┌─ DATASET SECTION
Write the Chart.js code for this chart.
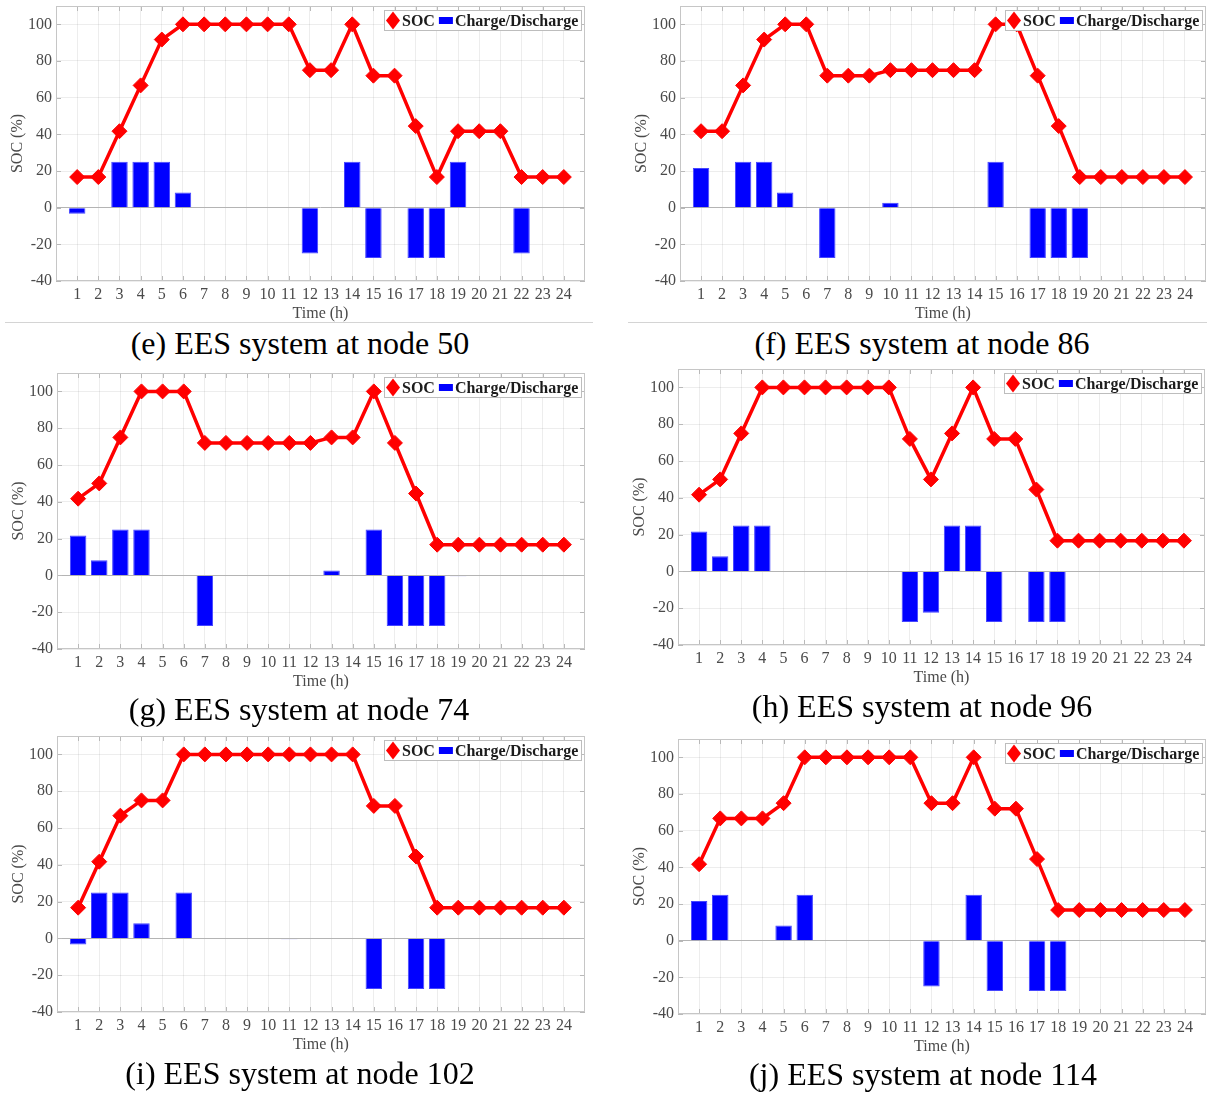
<!DOCTYPE html>
<html><head><meta charset="utf-8">
<script src="https://cdn.jsdelivr.net/npm/chart.js@4.4.1/dist/chart.umd.min.js"></script>
<style>
html,body{margin:0;padding:0;background:#fff;}
#wrap{position:relative;width:1207px;height:1093px;overflow:hidden;background:#fff;}
canvas{position:absolute;}
.cap{position:absolute;font-family:'Liberation Serif','Times New Roman',serif;font-size:32px;line-height:32px;white-space:nowrap;color:#000;transform:translateX(-50%);}
.sep{position:absolute;height:1px;background:#d4d4d4;}
</style></head><body><div id="wrap"></div>
<script>
// ---------- data ----------
const hours = [1,2,3,4,5,6,7,8,9,10,11,12,13,14,15,16,17,18,19,20,21,22,23,24];
const xTicks = hours;
const yTicks = [-40,-20,0,20,40,60,80,100];

const socE = [16.7,16.7,41.7,66.7,91.7,100,100,100,100,100,100,75,75,100,72,72,44.5,16.7,41.7,41.7,41.7,16.7,16.7,16.7];
const barE = [-3.3,0,25,25,25,8.3,0,0,0,0,0,-25,0,25,-27.5,0,-27.5,-27.5,25,0,0,-25,0,0];

const socF = [41.7,41.7,66.7,91.7,100,100,72,72,72,75,75,75,75,75,100,100,72,44.5,16.7,16.7,16.7,16.7,16.7,16.7];
const barF = [21.7,0,25,25,8.3,0,-27.5,0,0,2.7,0,0,0,0,25,0,-27.5,-27.5,-27.5,0,0,0,0,0];

const socG = [41.7,50,75,100,100,100,72,72,72,72,72,72,75,75,100,72,44.5,16.7,16.7,16.7,16.7,16.7,16.7,16.7];
const barG = [21.7,8.3,25,25,0,0,-27.5,0,0,0,0,0,2.7,0,25,-27.5,-27.5,-27.5,-0.4,0,0,0,0,0];

const socH = [41.7,50,75,100,100,100,100,100,100,100,72,50,75,100,72,72,44.5,16.7,16.7,16.7,16.7,16.7,16.7,16.7];
const barH = [21.7,8.3,25,25,0,0,0,0,0,0,-27.5,-22.5,25,25,-27.5,0,-27.5,-27.5,0,0,0,0,0,0];

const socI = [16.7,41.7,66.7,75,75,100,100,100,100,100,100,100,100,100,72,72,44.5,16.7,16.7,16.7,16.7,16.7,16.7,16.7];
const barI = [-3.3,25,25,8.3,0,25,0,0,0,0,-0.4,0,0,0,-27.5,0,-27.5,-27.5,0,0,0,0,0,0];

const socJ = [41.7,66.7,66.7,66.7,75,100,100,100,100,100,100,75,75,100,72,72,44.5,16.7,16.7,16.7,16.7,16.7,16.7,16.7];
const barJ = [21.7,25,0,0,8.3,25,0,0,0,0,0,-25,0,25,-27.5,0,-27.5,-27.5,0,0,0,0,0,0];

const seriesNames = ['SOC','Charge/Discharge'];
const axisTitles = {x:'Time (h)', y:'SOC (%)'};
const captions = ['(e) EES system at node 50','(f) EES system at node 86','(g) EES system at node 74',
                  '(h) EES system at node 96','(i) EES system at node 102','(j) EES system at node 114'];

// ---------- layout ----------
const panels = [
  {soc:socE, bar:barE, cap:captions[0], L:56,  R:585,  T:6,   B:281,  cx:300, cb:354},
  {soc:socF, bar:barF, cap:captions[1], L:680, R:1206, T:6,   B:281,  cx:922, cb:354},
  {soc:socG, bar:barG, cap:captions[2], L:57,  R:585,  T:373, B:649,  cx:299, cb:720},
  {soc:socH, bar:barH, cap:captions[3], L:678, R:1205, T:369, B:645,  cx:922, cb:717},
  {soc:socI, bar:barI, cap:captions[4], L:57,  R:585,  T:736, B:1012, cx:300, cb:1084},
  {soc:socJ, bar:barJ, cap:captions[5], L:678, R:1206, T:739, B:1014, cx:923, cb:1085}
];
const YW = 56, XH = 44, PT = 10, PR = 10;
const FAM = '"Liberation Serif","Times New Roman",serif';
const TXT = '#4a4a4a';

function zeroPad(s) { s.paddingTop = 0; s.paddingBottom = 0; s.paddingLeft = 0; s.paddingRight = 0; }

const framePlugin = {
  id: 'frame',
  beforeDatasetsDraw(chart) {
    const {ctx, chartArea: a, scales: {x, y}} = chart;
    ctx.save();
    ctx.strokeStyle = '#b9b9b9'; ctx.lineWidth = 1;
    ctx.beginPath();
    x.ticks.forEach(t => {
      const px = Math.round(x.getPixelForValue(t.value)) + 0.5;
      ctx.moveTo(px, a.bottom); ctx.lineTo(px, a.bottom - 5);
      ctx.moveTo(px, a.top); ctx.lineTo(px, a.top + 5);
    });
    y.ticks.forEach(t => {
      const py = Math.round(y.getPixelForValue(t.value)) + 0.5;
      ctx.moveTo(a.left, py); ctx.lineTo(a.left + 5, py);
      ctx.moveTo(a.right, py); ctx.lineTo(a.right - 5, py);
    });
    ctx.stroke();
    ctx.strokeStyle = '#c6c6c6';
    ctx.strokeRect(a.left + 0.5, a.top + 0.5, a.right - a.left - 1, a.bottom - a.top - 1);
    ctx.restore();
  },
  afterDatasetsDraw(chart) {
    const {ctx, chartArea: a} = chart;
    const ds = chart.data.datasets;
    ctx.save();
    ctx.font = 'bold 16px ' + FAM;
    const w1 = ctx.measureText(ds[0].label).width, w2 = ctx.measureText(ds[1].label).width;
    const bw = Math.round(18 + w1 + 4 + 14 + 2 + w2 + 3), bh = 20;
    const bx = Math.round(a.right - 4 - bw), by = Math.round(a.top + 4);
    ctx.fillStyle = '#fff'; ctx.fillRect(bx, by, bw, bh);
    ctx.strokeStyle = '#bdbdbd'; ctx.lineWidth = 1; ctx.strokeRect(bx + 0.5, by + 0.5, bw, bh);
    const cy = by + bh / 2 + 0.5;
    ctx.fillStyle = ds[0].borderColor;
    ctx.beginPath();
    ctx.moveTo(bx + 9, cy - 9); ctx.lineTo(bx + 16, cy); ctx.lineTo(bx + 9, cy + 9); ctx.lineTo(bx + 2, cy);
    ctx.closePath(); ctx.fill();
    ctx.fillStyle = '#1c1c1c'; ctx.textAlign = 'left'; ctx.textBaseline = 'alphabetic';
    ctx.fillText(ds[0].label, bx + 18, cy + 5.8);
    const rx = bx + 18 + w1 + 4;
    ctx.fillStyle = ds[1].backgroundColor; ctx.fillRect(rx, cy - 3.5, 14, 7);
    ctx.fillStyle = '#1c1c1c';
    ctx.fillText(ds[1].label, rx + 16, cy + 5.8);
    ctx.restore();
  }
};

const wrap = document.getElementById('wrap');

panels.forEach(p => {
  const cv = document.createElement('canvas');
  const left = p.L - YW, top = p.T - PT;
  const w = YW + (p.R - p.L) + PR, h = PT + (p.B - p.T) + XH;
  cv.width = w; cv.height = h;
  cv.style.left = left + 'px'; cv.style.top = top + 'px';
  cv.style.width = w + 'px'; cv.style.height = h + 'px';
  wrap.appendChild(cv);

  new Chart(cv, {
    type: 'bar',
    data: {
      datasets: [
        { type: 'line', label: seriesNames[0], order: 0,
          data: hours.map((hh, i) => ({x: hh, y: p.soc[i]})),
          borderColor: '#ff0000', backgroundColor: '#ff0000', borderWidth: 3.5, tension: 0,
          pointStyle: 'rectRot', pointRadius: 7.5, pointBorderWidth: 1,
          pointBackgroundColor: '#ff0000', pointBorderColor: '#ff0000' },
        { type: 'bar', label: seriesNames[1], order: 1,
          data: hours.map((hh, i) => ({x: hh, y: p.bar[i]})),
          backgroundColor: '#0000ff', borderColor: '#4646ff', borderWidth: 1,
          barPercentage: 0.78, categoryPercentage: 1 }
      ]
    },
    options: {
      responsive: false, animation: false, devicePixelRatio: 1, events: [],
      layout: {padding: {top: PT, right: PR, left: 0, bottom: 0}},
      plugins: {legend: {display: false}, tooltip: {enabled: false}},
      scales: {
        x: {
          type: 'linear', min: 0, max: 25, bounds: 'data', offset: false,
          afterBuildTicks: s => { s.ticks = xTicks.map(v => ({value: v})); },
          afterFit: s => { s.height = XH; zeroPad(s); },
          ticks: {autoSkip: false, maxRotation: 0, minRotation: 0, padding: 4, color: TXT,
                  font: {family: FAM, size: 16}},
          grid: {offset: false, drawTicks: false, color: 'rgba(0,0,0,0.07)'},
          border: {display: false},
          title: {display: true, text: axisTitles.x, color: TXT, font: {family: FAM, size: 16},
                  padding: {top: 0, bottom: 1.4}}
        },
        y: {
          type: 'linear', min: -40, max: 110, bounds: 'data',
          afterBuildTicks: s => { s.ticks = yTicks.map(v => ({value: v})); },
          afterFit: s => { s.width = YW; zeroPad(s); },
          ticks: {padding: 4, color: TXT, font: {family: FAM, size: 16}},
          grid: {drawTicks: false, color: c => (c.tick && c.tick.value === 0) ? '#b4b4b4' : 'rgba(0,0,0,0.07)'},
          border: {display: false},
          title: {display: true, text: axisTitles.y, color: TXT, font: {family: FAM, size: 16},
                  padding: {top: 8.4, bottom: 0}}
        }
      }
    },
    plugins: [framePlugin]
  });

  const c = document.createElement('div'); c.className = 'cap';
  c.textContent = p.cap;
  c.style.left = p.cx + 'px'; c.style.top = (p.cb - 26.8) + 'px';
  wrap.appendChild(c);
});

// separators in first row (drawn above canvases)
[[5,322,588],[628,322,579]].forEach(([l,t,w]) => {
  const d = document.createElement('div'); d.className = 'sep';
  d.style.left = l + 'px'; d.style.top = t + 'px'; d.style.width = w + 'px';
  wrap.appendChild(d);
});
</script></body></html>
└─
[DIRECTIONS]: Repeat the lines of the listing above verbatim, beginning at its first line and ending at the line containing "const yTicks = [-40,-20,0,20,40,60,80,100];", which is included. Omit pictures.

[FULL ANSWER]:
Write the Chart.js code for this chart.
<!DOCTYPE html>
<html><head><meta charset="utf-8">
<script src="https://cdn.jsdelivr.net/npm/chart.js@4.4.1/dist/chart.umd.min.js"></script>
<style>
html,body{margin:0;padding:0;background:#fff;}
#wrap{position:relative;width:1207px;height:1093px;overflow:hidden;background:#fff;}
canvas{position:absolute;}
.cap{position:absolute;font-family:'Liberation Serif','Times New Roman',serif;font-size:32px;line-height:32px;white-space:nowrap;color:#000;transform:translateX(-50%);}
.sep{position:absolute;height:1px;background:#d4d4d4;}
</style></head><body><div id="wrap"></div>
<script>
// ---------- data ----------
const hours = [1,2,3,4,5,6,7,8,9,10,11,12,13,14,15,16,17,18,19,20,21,22,23,24];
const xTicks = hours;
const yTicks = [-40,-20,0,20,40,60,80,100];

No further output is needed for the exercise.